There is a particular kind of freedom that comes with being handed permission to wear anything. No professional expectations, no social codes to navigate, no need to signal belonging to any particular group. Just a blank canvas and the question of what you actually want to put on it. Most people find this question harder to answer than they expected.
That difficulty is revealing. When external rules are removed, internal ones tend to surface. The things people reach for when nothing is required of them are often the clearest window into what they actually find interesting, beautiful, or meaningful about identity and appearance.
The Choice as a Form of Self-Portrait
When someone selects a costume or character to embody, they are producing a kind of self-portrait. Not always a literal one, not always even a conscious one, but a portrait nonetheless. The choice reflects something. It might be admiration for a specific quality that character represents. It might be a desire to try on a version of confidence or power that feels distant in daily life. It might simply be an aesthetic preference that rarely gets expression.
Whatever the reason, the choice is not random. People are drawn to things for reasons that are worth paying attention to, and the relative openness of a costume context, where almost any choice is acceptable, creates conditions for those reasons to surface without the usual filtering.
What Attraction to a Character Reveals
The characters and archetypes that people feel genuinely drawn to embody share a common feature. They represent something the person values or wants to explore. This might be strength, creativity, mischief, elegance, or otherness. The costume becomes a vehicle for approaching something that matters to the person but does not have an obvious place in their regular life.

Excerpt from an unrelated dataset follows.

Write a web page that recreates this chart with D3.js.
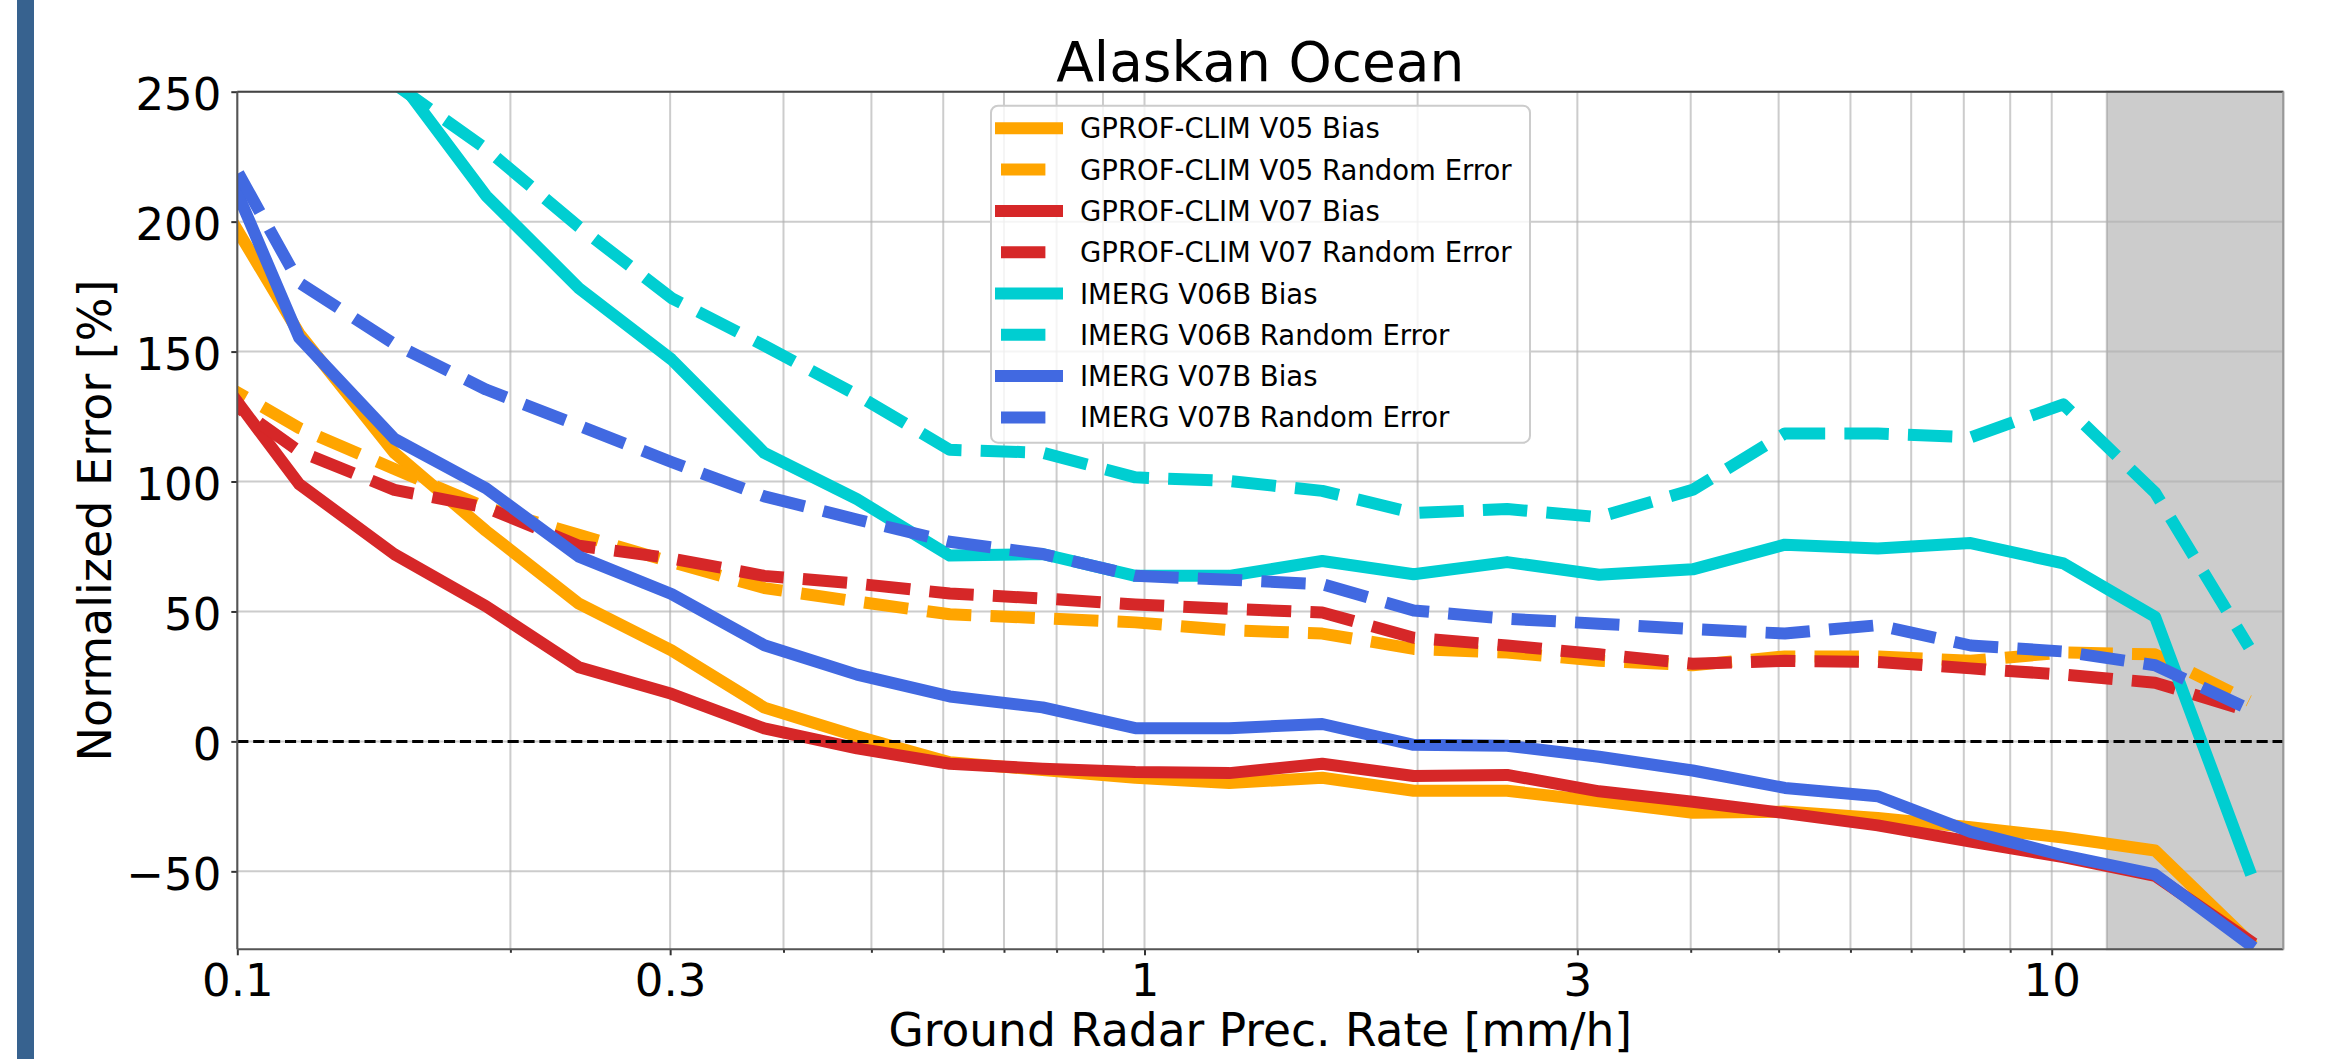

This is not escapism in the negative sense. It is a form of genuine self-inquiry, conducted through the medium of appearance rather than words. Costumes allow people to ask questions about themselves in a low-stakes way that invites discovery rather than demanding answers.
The Honest Version of Style
Everyday dress is shaped by so many competing pressures that it rarely reflects pure personal preference. Workplace codes, social expectations, economic constraints, and the simple habit of wearing what one has always worn all work together to produce outfits that represent compromise more than expression.
Costume contexts remove most of those pressures. What remains is closer to an unedited version of aesthetic preference. And when people look at that unedited version, they often find it more interesting than the carefully managed presentation they offer to the world most of the time.
Why This Matters Beyond the Occasion
What a person chooses when rules no longer apply does not stay on the occasion it was worn for. It carries information back into everyday life. A person who discovers they feel genuinely alive in theatrical clothing might take that as useful data. A person who finds themselves reaching for something that represents a quality they want more of might start thinking about how to cultivate that quality outside the context of dress-up.
The choice is a small act with potentially larger implications. And it begins simply with the question of what you would wear if nothing was stopping you.